Louis Gargour talks about LNG Capital, his hedge fund firm, and about current opportunities within the European credit market.

ByOpalesque
Dec 20, 2013 1:41 PM EST

By Benedicte Gravrand

GENEVA (TheStreet) — Louis Gargour is a Wall Street veteran who has worked for Salomon Brothers, which was later absorbed by Citigroup (C – Get Report) and Morgan Stanley (MS – Get Report), JP Morgan (JPM – Get Report) and Goldman Sachs (GS – Get Report). His background is mainly in European credit and trading sales.

Gargour started Taurus Investment Management, Europe’s first long/short European credit hedge fund, in 2001. Taurus later merged with what was then a little-known London-based hedge fund shop called RAB Capital. This small shop grew to $7 billion in assets under management in 2007 — although that is now down to a few hundred million after huge losses during the financial crisis. By then, Gargour was out the door. In 2006 he left RAB to start his own London-based hedge fund shop, LNG Capital.

“We started LNG Capital with one principal fund, a European credit long short,” he recently told Matthias Knab on Opalesque TV. “That was the skill set we brought from RAB Capital or from running fixed income portfolios. We recently added a European credit long-only strategy and a foreign exchange systematic strategy. But the entire strategy is under our umbrella; all benefit from risk management and oversight by risk committees, very strong operational support and distribution.”

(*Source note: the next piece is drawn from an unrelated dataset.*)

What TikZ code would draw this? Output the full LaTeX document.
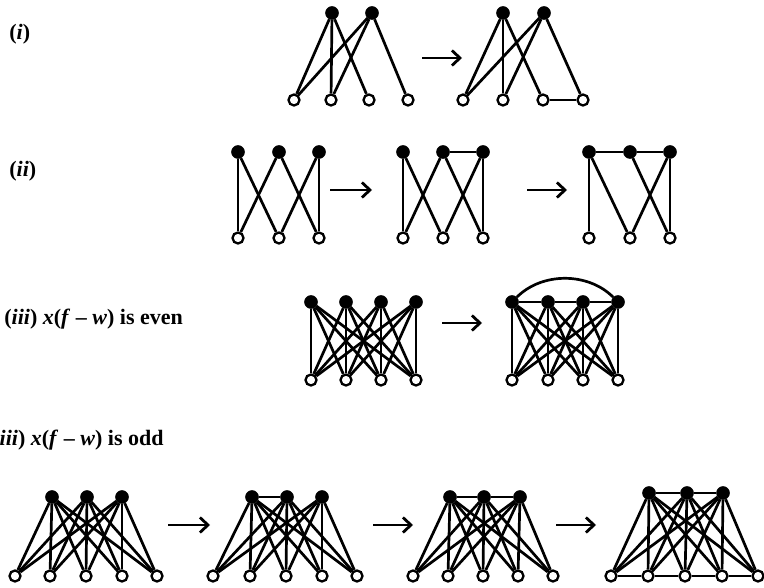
\documentclass[tikz,border=0pt]{standalone}
\usepackage{fontspec}
\setmainfont{Liberation Serif}
\usetikzlibrary{arrows.meta}

\begin{document}
\begin{tikzpicture}[
    x=1pt, y=-1pt,
    line width=2.7pt,
    filled/.style={circle, fill=black, draw=black, line width=0.5pt, minimum size=13pt, inner sep=0pt},
    hollow/.style={circle, fill=white, draw=black, line width=2.3pt, minimum size=11pt, inner sep=0pt},
    maparrow/.style={line width=2.8pt, -{Straight Barb[length=8pt, width=15pt, line width=2.8pt]}},
    caption/.style={font=\fontsize{22}{25}\selectfont\bfseries, anchor=base west, inner sep=0pt},
  ]
  \useasboundingbox (0,0) rectangle (764,588);

  % ============================================================
  % (i)
  % ============================================================
  \node[caption] (capi) at (8,40) {(\textit{i})};

  \foreach \i/\x in {1/332, 2/372} \node[filled] (ia-b\i) at (\x,13) {};
  \foreach \i/\x in {1/294, 2/331, 3/369, 4/408} \node[hollow] (ia-w\i) at (\x,100) {};
  \foreach \b/\w in {1/1, 1/2, 1/3, 2/1, 2/2, 2/4}
    \draw (ia-b\b) -- (ia-w\w);

  \coordinate (ar1s) at (422,58);
  \coordinate (ar1e) at (462,58);
  \draw[maparrow] (ar1s) -- (ar1e);

  \foreach \i/\x in {1/503, 2/544} \node[filled] (ib-b\i) at (\x,13) {};
  \foreach \i/\x in {1/463, 2/503, 3/543, 4/583} \node[hollow] (ib-w\i) at (\x,100) {};
  \foreach \b/\w in {1/1, 1/2, 1/3, 2/1, 2/2, 2/4}
    \draw (ib-b\b) -- (ib-w\w);
  \draw (ib-w3) -- (ib-w4);

  % ============================================================
  % (ii)
  % ============================================================
  \node[caption] (capii) at (8,177) {(\textit{ii})};

  \foreach \i/\x in {1/238, 2/279, 3/319} {
    \node[filled] (iia-b\i) at (\x,152) {};
    \node[hollow] (iia-w\i) at (\x,238) {};
  }
  \foreach \b/\w in {1/1, 1/2, 2/1, 2/3, 3/2, 3/3}
    \draw (iia-b\b) -- (iia-w\w);

  \coordinate (ar2s) at (330,190);
  \coordinate (ar2e) at (372,190);
  \draw[maparrow] (ar2s) -- (ar2e);

  \foreach \i/\x in {1/403, 2/443, 3/483} {
    \node[filled] (iib-b\i) at (\x,152) {};
    \node[hollow] (iib-w\i) at (\x,238) {};
  }
  \foreach \b/\w in {1/1, 1/2, 2/1, 2/3, 3/2, 3/3}
    \draw (iib-b\b) -- (iib-w\w);
  \draw (iib-b2) -- (iib-b3);

  \coordinate (ar3s) at (527,190);
  \coordinate (ar3e) at (567,190);
  \draw[maparrow] (ar3s) -- (ar3e);

  \foreach \i/\x in {1/589, 2/630, 3/670} {
    \node[filled] (iic-b\i) at (\x,152) {};
    \node[hollow] (iic-w\i) at (\x,238) {};
  }
  \foreach \b/\w in {1/1, 1/2, 2/3, 3/2, 3/3}
    \draw (iic-b\b) -- (iic-w\w);
  \draw (iic-b1) -- (iic-b2) -- (iic-b3);

  % ============================================================
  % (iii) even
  % ============================================================
  \node[caption] (capev) at (3,325)
    {(\textit{iii}) \textit{x}(\textit{f} – \textit{w}) is even};

  \foreach \i/\x in {1/311, 2/346, 3/381, 4/416} {
    \node[filled] (eva-b\i) at (\x,302) {};
    \node[hollow] (eva-w\i) at (\x,380) {};
  }
  \foreach \b in {1,...,4}
    \foreach \w in {1,...,4}
      \draw (eva-b\b) -- (eva-w\w);

  \coordinate (ar4s) at (442,323);
  \coordinate (ar4e) at (482,323);
  \draw[maparrow] (ar4s) -- (ar4e);

  \foreach \i/\x in {1/512, 2/548, 3/583, 4/618} {
    \node[filled] (evb-b\i) at (\x,302) {};
    \node[hollow] (evb-w\i) at (\x,380) {};
  }
  \foreach \b in {1,...,4}
    \foreach \w in {1,...,4}
      \draw (evb-b\b) -- (evb-w\w);
  \draw (evb-b1) -- (evb-b2) -- (evb-b3) -- (evb-b4);
  \draw (evb-b1) .. controls +(30,-30) and +(-30,-30) .. (evb-b4);

  % ============================================================
  % (iii) odd
  % ============================================================
  \node[caption] (capod) at (-9,445)
    {(\textit{iii}) \textit{x}(\textit{f} – \textit{w}) is odd};

  \foreach \i/\x in {1/52, 2/87, 3/122} \node[filled] (oda-b\i) at (\x,497) {};
  \foreach \i/\x in {1/15, 2/50, 3/86, 4/122, 5/157} \node[hollow] (oda-w\i) at (\x,576) {};
  \foreach \b in {1,...,3}
    \foreach \w in {1,...,5}
      \draw (oda-b\b) -- (oda-w\w);

  \coordinate (ar5s) at (168,525);
  \coordinate (ar5e) at (210,525);
  \draw[maparrow] (ar5s) -- (ar5e);

  \foreach \i/\x in {1/252, 2/287, 3/322} \node[filled] (odb-b\i) at (\x,497) {};
  \foreach \i/\x in {1/213, 2/250, 3/286, 4/322, 5/357} \node[hollow] (odb-w\i) at (\x,576) {};
  \foreach \b in {1,...,3}
    \foreach \w in {1,...,5}
      \draw (odb-b\b) -- (odb-w\w);
  \draw (odb-b1) -- (odb-b2);

  \coordinate (ar6s) at (373,525);
  \coordinate (ar6e) at (413,525);
  \draw[maparrow] (ar6s) -- (ar6e);

  \foreach \i/\x in {1/450, 2/484, 3/520} \node[filled] (odc-b\i) at (\x,497) {};
  \foreach \i/\x in {1/413, 2/448, 3/483, 4/518, 5/553} \node[hollow] (odc-w\i) at (\x,576) {};
  \foreach \b in {1,...,3}
    \foreach \w in {1,...,5}
      \draw (odc-b\b) -- (odc-w\w);
  \draw (odc-b1) -- (odc-b2) -- (odc-b3);

  \coordinate (ar7s) at (556,525);
  \coordinate (ar7e) at (596,525);
  \draw[maparrow] (ar7s) -- (ar7e);

  \foreach \i/\x in {1/649, 2/687, 3/723} \node[filled] (odd-b\i) at (\x,493) {};
  \foreach \i/\x in {1/611, 2/648, 3/685, 4/722, 5/758} \node[hollow] (odd-w\i) at (\x,576) {};
  \foreach \b in {1,...,3}
    \foreach \w in {1,...,5}
      \draw (odd-b\b) -- (odd-w\w);
  \draw (odd-b1) -- (odd-b2) -- (odd-b3);
  \draw (odd-w1) -- (odd-w2) -- (odd-w3) -- (odd-w4) -- (odd-w5);

\end{tikzpicture}
\end{document}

LNG was partly seeded by its institutional partners, Atlantic Asset Management and Montage Alternative Advisors, through a joint venture with Palmer Square Capital. Investment beyond that has come from family offices, private banks and funds of funds.

This quartile, the LNG Europa Credit Fund, the flagship fund, has just seen “the top quartile of performance during its entire life.” Its net year-to-date performance is up 15.2% (as of Oct. 31), following a 2012 performance of 19.5% net growth.

According to Gargour, opportunities in European credit are driven by different points in the macro economic cycle. After 2008, he explains, the U.S. stimulated its economy by injecting $350 million in the banking sector, bailing out Citigroup, Fannie Mae (FNMA), Freddie Mac (FMCC) and AIG (AIG – Get Report). Europe tried the same stimulus and injected 1 trillion euros in the banking system. That was followed by a bailout of Ireland, Portugal and Cyprus, and a partial bailout in Spain.